Married couples aren’t asked if they’re going to have kids; they get asked when they’re going to have kids. Quite frankly, I abhor that. Children, even if they’re not necessarily planned, can be the greatest blessing. However, the outspoken truth is that having kids just isn’t (and shouldn’t be) for everyone. Expanding one’s family is a huge responsibility that some people may never be ready to take on. Real talk — it’s time that we as a society erase the social stigma surrounding being childless.
Every two minutes in the United States, a child enters the foster care system. This adds up to over 415,000 total children in the system. Nearly half of these children were placed in the foster care system due to abuse. Other children are placed in the system because their parents/ guardians cannot simply afford to feed and shelter them. According to the USDA, the typical American family spends $234,000 to raise a child for seventeen years (which averages out to over seventeen grand a year!) With statistics like these, why are we encouraging couples to have kids that they aren’t emotionally or financially ready for them?
Children are obviously a huge time commitment. Parents must teach their youngsters all the basics they need to function in the world.
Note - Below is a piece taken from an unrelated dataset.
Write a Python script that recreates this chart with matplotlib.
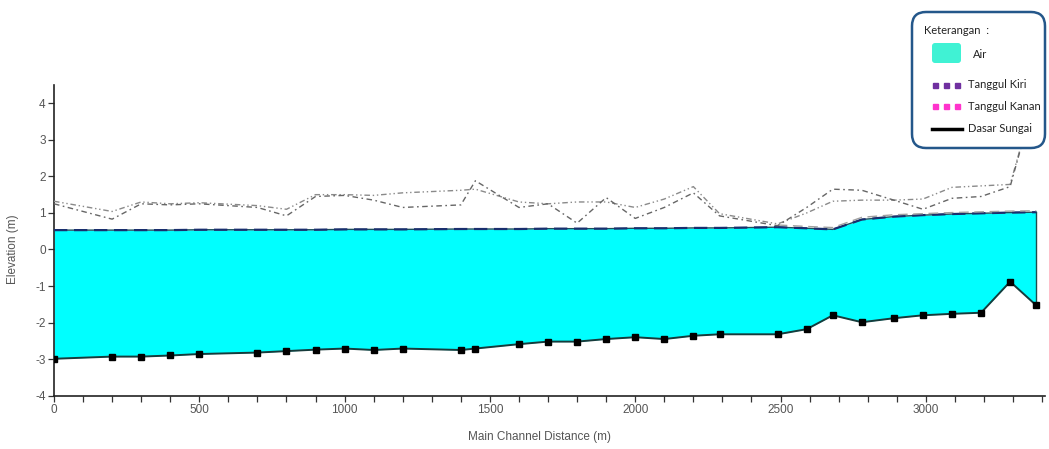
import matplotlib
matplotlib.use("Agg")
import numpy as np
import matplotlib.pyplot as plt
from matplotlib.patches import FancyBboxPatch
from matplotlib.lines import Line2D

plt.rcParams["axes.unicode_minus"] = False

# === Data profil memanjang sungai ===
jarak = [0, 200, 300, 400, 500, 700, 800, 900, 1000, 1100, 1200, 1400, 1450,
         1600, 1700, 1800, 1900, 2000, 2100, 2200, 2290, 2490, 2590, 2680,
         2780, 2890, 2990, 3090, 3190, 3290, 3380]

dasar_sungai = [-2.99, -2.93, -2.93, -2.90, -2.86, -2.82, -2.78, -2.74, -2.71,
                -2.75, -2.71, -2.75, -2.71, -2.59, -2.52, -2.52, -2.45, -2.40,
                -2.45, -2.36, -2.32, -2.32, -2.18, -1.80, -1.99, -1.88, -1.80,
                -1.76, -1.73, -0.88, -1.53]

muka_air = [0.53, 0.53, 0.53, 0.53, 0.54, 0.54, 0.54, 0.54, 0.55, 0.55, 0.55,
            0.56, 0.56, 0.56, 0.57, 0.57, 0.57, 0.58, 0.58, 0.59, 0.59, 0.61,
            0.58, 0.55, 0.82, 0.90, 0.94, 0.97, 0.99, 1.01, 1.02]

tanggul_kanan = [1.32, 1.04, 1.30, 1.25, 1.28, 1.20, 1.10, 1.50, 1.50, 1.48,
                 1.55, 1.62, 1.65, 1.30, 1.25, 1.30, 1.30, 1.15, 1.38, 1.72,
                 0.98, 0.70, 1.00, 1.32, 1.35, 1.35, 1.38, 1.70, 1.74, 1.78,
                 4.30]

tanggul_kiri = [1.25, 0.83, 1.25, 1.22, 1.25, 1.15, 0.92, 1.45, 1.48, 1.35,
                1.15, 1.22, 1.88, 1.15, 1.25, 0.72, 1.42, 0.85, 1.15, 1.55,
                0.92, 0.65, 1.15, 1.65, 1.62, 1.35, 1.10, 1.40, 1.45, 1.72,
                4.30]

# garis abu-abu tipis di atas muka air (hilir)
jarak_tebing = [2490, 2590, 2680, 2780, 2890, 2990, 3090, 3190, 3290, 3380]
tebing = [0.67, 0.63, 0.60, 0.88, 0.95, 0.98, 1.01, 1.03, 1.05, 1.06]

xticks = [0, 500, 1000, 1500, 2000, 2500, 3000]
yticks = [-4, -3, -2, -1, 0, 1, 2, 3, 4]

legend_labels = ["Air", "Tanggul Kiri", "Tanggul Kanan", "Dasar Sungai"]

# === Figura ===
fig = plt.figure(figsize=(10.49, 4.49), dpi=100)
ax = fig.add_axes([54 / 1049, 1 - 395.7 / 449, 991 / 1049, 310.7 / 449])

x = np.array(jarak)
ax.fill_between(x, dasar_sungai, muka_air, color="#00FFFF", lw=0, zorder=1)
ax.plot([x[-1], x[-1]], [dasar_sungai[-1], muka_air[-1]], color="#1c4f4f", lw=1, zorder=2)

ax.plot(x, muka_air, color="#1d4f5c", lw=1.0, zorder=3)
ax.plot(x, muka_air, color="#1a2f6e", lw=1.6, dashes=(6, 3), zorder=3)
ax.plot(jarak_tebing, tebing, color="#a0a0a0", lw=1.0, dashes=(7, 4), zorder=3)

ax.plot(x, tanggul_kanan, color="#8a8a8a", lw=1.0, dashes=(4, 2, 1, 2, 1, 2), zorder=3)
ax.plot(x, tanggul_kiri, color="#666666", lw=1.0, dashes=(4, 2.5, 1.2, 2.5), zorder=3)

ax.plot(x, dasar_sungai, color="#173b3b", lw=1.4, marker="s", ms=4.2,
        mfc="black", mec="black", zorder=4)

ax.set_xlim(0, 3410)
ax.set_ylim(-4, 4.5)
for s in ["top", "right"]:
    ax.spines[s].set_visible(False)
for s in ["left", "bottom"]:
    ax.spines[s].set_color("#222222")
    ax.spines[s].set_linewidth(1.2)

ax.set_xticks(xticks)
ax.set_xticks(np.arange(0, 3401, 100), minor=True)
ax.set_yticks(yticks)
ax.tick_params(axis="both", which="both", direction="out", length=4,
               width=0.9, colors="#333333", labelcolor="#555555", labelsize=8.5, pad=2)

fnt = ["Liberation Sans Narrow", "Liberation Sans", "DejaVu Sans"]
for lab in ax.get_xticklabels() + ax.get_yticklabels():
    lab.set_family(fnt)

ax.set_xlabel("Main Channel Distance (m)", fontsize=8.5, color="#555555", family=fnt)
ax.xaxis.set_label_coords(0.49, -0.115)
ax.set_ylabel("Elevation (m)", fontsize=8.5, color="#555555", family=["Liberation Sans", "DejaVu Sans"])
ax.yaxis.set_label_coords(-0.035, 0.47)

# === Kotak keterangan (koordinat piksel) ===
lg = fig.add_axes([0, 0, 1, 1], zorder=10)
lg.set_xlim(0, 1049)
lg.set_ylim(449, 0)
lg.axis("off")
lg.patch.set_alpha(0)

lg.add_patch(FancyBboxPatch((912, 12), 133, 136, boxstyle="round,pad=0,rounding_size=14",
                            fc="white", ec="#24578a", lw=1.8))
lfont = ["Lato", "DejaVu Sans"]
fs = 8
lg.text(924, 31, "Keterangan  :", fontsize=fs, color="#222222", va="center", family=lfont)
lg.add_patch(FancyBboxPatch((932, 43), 29, 20, boxstyle="round,pad=0,rounding_size=3",
                            fc="#40F2D4", ec="none"))
lg.text(973, 54, legend_labels[0], fontsize=fs, color="#222222", va="center", family=lfont)

for yy, col, lab in [(85, "#7030A0", legend_labels[1]), (106, "#FF33CC", legend_labels[2])]:
    lg.add_line(Line2D([935, 946, 957], [yy, yy, yy], ls="none", marker="s", ms=3.6,
                       mfc=col, mec=col))
    lg.text(968, yy, lab, fontsize=fs, color="#222222", va="center", family=lfont)

lg.add_line(Line2D([932, 962], [129, 129], color="black", lw=2.5))
lg.text(968, 129, legend_labels[3], fontsize=fs, color="#222222", va="center", family=lfont)

fig.savefig("out.png", dpi=100)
This requires many sacrifices on behalf of the parents, which can hold them back from pursuing their goals and dreams, especially if the child is unplanned. Also, that child will directly reflect those who raised him or her. Your kids will mimic the adults they are surrounded by, including you. Say goodbye to all your bad habits, unless you want your little shadow to be sharing their favorite new curse word with Grandma!
Even if a couple wants kids, having them can still put much strain on their relationship. Parenthood affects relationships no matter how much children are wanted. Couples are more likely to argue and are less likely to spend quality time together once they are parents. Also, adults with children are less likely to go out and often lose touch with friends, especially when those friends are single and/or childless.
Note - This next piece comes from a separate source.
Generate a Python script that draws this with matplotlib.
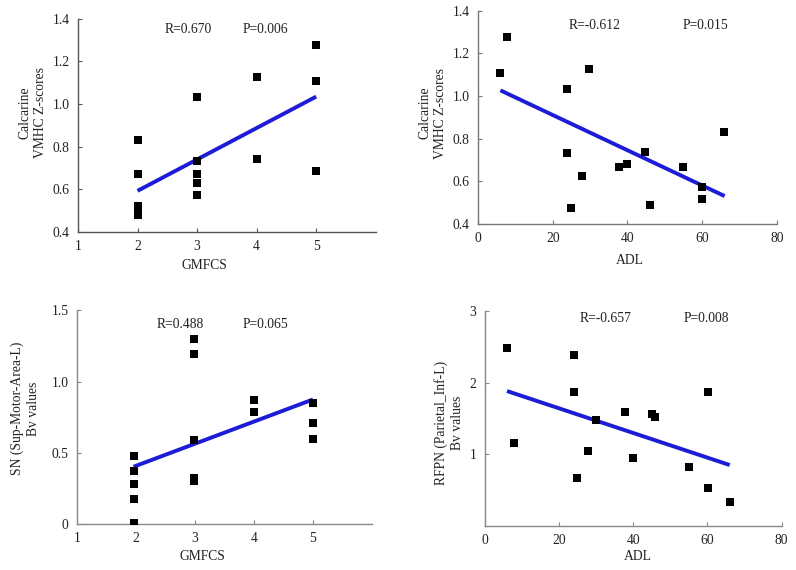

I’m tired of seeing newlywed couples asked about when they’re going to have kids. First of all, I can’t fathom how people think it’s okay to ask such a personal question. Perhaps they don’t want kids, or just aren’t ready for them yet. The couple could also be struggling with conceiving or be completely unable to have their own children, yet they’re constantly pestered with this intimate question. Even if you’re dead-set on having kids, it’s okay to wait a few years to have them. You should be able to wait without feeling as if people are breathing down your neck and waiting on you to reproduce. When couples finally have their first child, it seems as though they’re being pestered about having another before the little one is a month old. No, your kids do not need to be close in age and you shouldn’t feel obligated to give your child a sibling.
No one should feel pressured to have children. We should all be able to enjoy our lives to the fullest before we have kids, so we can be happy and ready to settle down and start a family. If you want to start having kids in your first year of marriage, that’s great! However, there’s nothing stopping you from adopting your very first kid when you’re fifty. If you’re intent on never having children, that’s perfectly okay too. The point is, nobody should be pressured into having children that they don’t want. It’s insane that in 2016 society is still shaming those who are childless. It’s time that we rid ourselves of this old mindset and look at the bigger picture.